On a final note, what’s your vision for the future customer experience at Webinterpret?
Dennis: First, I’d like to say that Webinterpret regularly monitors customer satisfaction levels. Not only is there a lot of interdepartmental engagement in measuring the NPS, but also in undertaking any follow-up action that may be required afterwards. Since we put a lot of focus on improving our product, processes and customer satisfaction in general, the NPS is a big part of our daily business activities.
Our vision and goals involve providing an excellent customer experience from the very beginning, through the whole customer journey. We want to deliver added-value service with the highest level of quality. We don’t want to just meet the seller expectations, we want to exceed them at every level and deliver exceptional value. Maintaining valuable and long lasting relationships with our customers … that’s our mission.

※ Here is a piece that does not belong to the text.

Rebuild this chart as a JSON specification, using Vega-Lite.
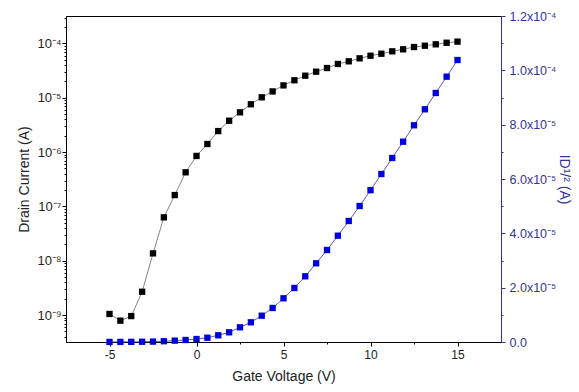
{
  "$schema": "https://vega.github.io/schema/vega-lite/v6.json",
  "width": 435,
  "height": 326,
  "autosize": {"type": "none"},
  "padding": {"left": 66, "top": 16, "right": 78, "bottom": 50},
  "background": "white",
  "config": {
    "view": {"stroke": "#000", "strokeWidth": 1},
    "font": "Liberation Sans",
    "axis": {"grid": false, "ticks": true, "tickWidth": 1, "labelFont": "Liberation Sans", "titleFont": "Liberation Sans", "titleFontWeight": "normal", "labelFontSize": 12, "titleFontSize": 14, "labelColor": "#222", "titleColor": "#222", "tickColor": "#000", "domainColor": "#000"}
  },
  "data": {"values": [
    {"V": -5, "Id": 1.05e-9, "Is": 2e-8},
    {"V": -4.375, "Id": 7.9e-10, "Is": 3e-8},
    {"V": -3.75, "Id": 9.6e-10, "Is": 5e-8},
    {"V": -3.125, "Id": 2.69e-9, "Is": 9e-8},
    {"V": -2.5, "Id": 1.37e-8, "Is": 1.5e-7},
    {"V": -1.875, "Id": 6.3e-8, "Is": 2.8e-7},
    {"V": -1.25, "Id": 1.62e-7, "Is": 5e-7},
    {"V": -0.625, "Id": 4.25e-7, "Is": 7.4e-7},
    {"V": 0, "Id": 8.5e-7, "Is": 1.1e-6},
    {"V": 0.625, "Id": 1.41e-6, "Is": 1.58e-6},
    {"V": 1.25, "Id": 2.44e-6, "Is": 2.47e-6},
    {"V": 1.875, "Id": 3.78e-6, "Is": 3.57e-6},
    {"V": 2.5, "Id": 5.4e-6, "Is": 5.41e-6},
    {"V": 3.125, "Id": 7.6e-6, "Is": 7.25e-6},
    {"V": 3.75, "Id": 1.02e-5, "Is": 9.68e-6},
    {"V": 4.375, "Id": 1.31e-5, "Is": 1.252e-5},
    {"V": 5, "Id": 1.69e-5, "Is": 1.609e-5},
    {"V": 5.625, "Id": 2.1e-5, "Is": 1.988e-5},
    {"V": 6.25, "Id": 2.55e-5, "Is": 2.418e-5},
    {"V": 6.875, "Id": 3.02e-5, "Is": 2.897e-5},
    {"V": 7.5, "Id": 3.53e-5, "Is": 3.387e-5},
    {"V": 8.125, "Id": 4.19e-5, "Is": 3.913e-5},
    {"V": 8.75, "Id": 4.69e-5, "Is": 4.454e-5},
    {"V": 9.375, "Id": 5.32e-5, "Is": 5.006e-5},
    {"V": 10, "Id": 5.94e-5, "Is": 5.588e-5},
    {"V": 10.625, "Id": 6.47e-5, "Is": 6.184e-5},
    {"V": 11.25, "Id": 7.16e-5, "Is": 6.773e-5},
    {"V": 11.875, "Id": 7.8e-5, "Is": 7.373e-5},
    {"V": 12.5, "Id": 8.59e-5, "Is": 7.977e-5},
    {"V": 13.125, "Id": 9.08e-5, "Is": 8.566e-5},
    {"V": 13.75, "Id": 9.64e-5, "Is": 9.166e-5},
    {"V": 14.375, "Id": 1.03e-4, "Is": 9.766e-5},
    {"V": 15, "Id": 1.08e-4, "Is": 1.038e-4}
  ]},
  "encoding": {
    "x": {
      "field": "V", "type": "quantitative",
      "scale": {"domain": [-7.5, 17.5], "nice": false, "zero": false},
      "axis": {
        "title": "Gate Voltage (V)",
        "values": [-5, -2.5, 0, 2.5, 5, 7.5, 10, 12.5, 15],
        "labelExpr": "datum.value % 5 == 0 ? datum.value + '' : ''",
        "tickSize": {"condition": {"test": "datum.value % 5 == 0", "value": 4}, "value": 2},
        "labelPadding": 3,
        "titlePadding": 9,
        "labelFlush": false
      }
    }
  },
  "layer": [
    {
      "layer": [
        {"mark": {"type": "line", "color": "#666", "strokeWidth": 0.8},
         "encoding": {"y": {"field": "Id", "type": "quantitative"}}},
        {"mark": {"type": "point", "shape": "square", "filled": true, "color": "#000", "opacity": 1, "size": 40},
         "encoding": {"y": {"field": "Id", "type": "quantitative"}}}
      ],
      "encoding": {
        "y": {
          "field": "Id", "type": "quantitative",
          "scale": {"type": "log", "domain": [3.2e-10, 3.2e-4], "nice": false},
          "axis": {
            "title": "Drain Current (A)",
            "titleFontSize": 14,
            "titlePadding": 5,
            "values": [4e-10, 5e-10, 6e-10, 7e-10, 8e-10, 9e-10, 1e-9, 2e-9, 3e-9, 4e-9, 5e-9, 6e-9, 7e-9, 8e-9, 9e-9, 1e-8, 2e-8, 3e-8, 4e-8, 5e-8, 6e-8, 7e-8, 8e-8, 9e-8, 1e-7, 2e-7, 3e-7, 4e-7, 5e-7, 6e-7, 7e-7, 8e-7, 9e-7, 1e-6, 2e-6, 3e-6, 4e-6, 5e-6, 6e-6, 7e-6, 8e-6, 9e-6, 1e-5, 2e-5, 3e-5, 4e-5, 5e-5, 6e-5, 7e-5, 8e-5, 9e-5, 1e-4, 2e-4, 3e-4],
            "labelExpr": "abs(log(datum.value)/LN10 - round(log(datum.value)/LN10)) < 0.001 ? '10' + (round(log(datum.value)/LN10) == -4 ? '⁻⁴' : round(log(datum.value)/LN10) == -5 ? '⁻⁵' : round(log(datum.value)/LN10) == -6 ? '⁻⁶' : round(log(datum.value)/LN10) == -7 ? '⁻⁷' : round(log(datum.value)/LN10) == -8 ? '⁻⁸' : '⁻⁹') : ''",
            "tickSize": {"condition": {"test": "abs(log(datum.value)/LN10 - round(log(datum.value)/LN10)) < 0.001", "value": 4}, "value": 2},
            "labelPadding": 1,
            "labelFontSize": 13,
            "labelFlush": false
          }
        }
      }
    },
    {
      "layer": [
        {"mark": {"type": "line", "color": "#333399", "strokeWidth": 0.8},
         "encoding": {"y": {"field": "Is", "type": "quantitative"}}},
        {"mark": {"type": "point", "shape": "square", "filled": true, "color": "#0000dd", "opacity": 1, "size": 40},
         "encoding": {"y": {"field": "Is", "type": "quantitative"}}}
      ],
      "encoding": {
        "y": {
          "field": "Is", "type": "quantitative",
          "scale": {"domain": [0, 0.00012], "nice": false, "zero": false},
          "axis": {
            "orient": "right",
            "title": "ID¹/² (A)",
            "titleAngle": 90,
            "titleColor": "#333399",
            "titleFontSize": 14,
            "titlePadding": 1,
            "values": [0, 1e-5, 2e-5, 3e-5, 4e-5, 5e-5, 6e-5, 7e-5, 8e-5, 9e-5, 1e-4, 1.1e-4, 1.2e-4],
            "labelExpr": "round(datum.value*1e5) % 2 == 1 ? '' : datum.value < 1e-11 ? '0.0' : datum.value < 9.5e-5 ? format(datum.value*1e5, '.1f') + 'x10⁻⁵' : format(datum.value*1e4, '.1f') + 'x10⁻⁴'",
            "labelColor": "#333399",
            "labelFontSize": 12.5,
            "domainColor": "#333399",
            "tickColor": "#333399",
            "tickSize": {"condition": {"test": "round(datum.value*1e5) % 2 == 0", "value": 4}, "value": 2},
            "labelPadding": 4,
            "labelFlush": false
          }
        }
      }
    }
  ],
  "resolve": {"scale": {"y": "independent"}}
}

What would I recommend to companies? Focus on the root causes why customers contact you. In line with the company’s global product roadmap, ensure a consistent customer experience level and get the necessary resources to improve the main pain points for your customers. The long-term goal is to make customer experience a key part of daily activities across all departments with buy-in from all stakeholders.
The long-term goal is to make customer experience a key part of daily activities across all departments. The goal is not to meet customer expectations, but to exceed them at every level.
The customer should receive the same level of service across the entire lifecycle. The happier they are with a brand, the longer they stay with them. Your long-term objective is the transition from good to excellent.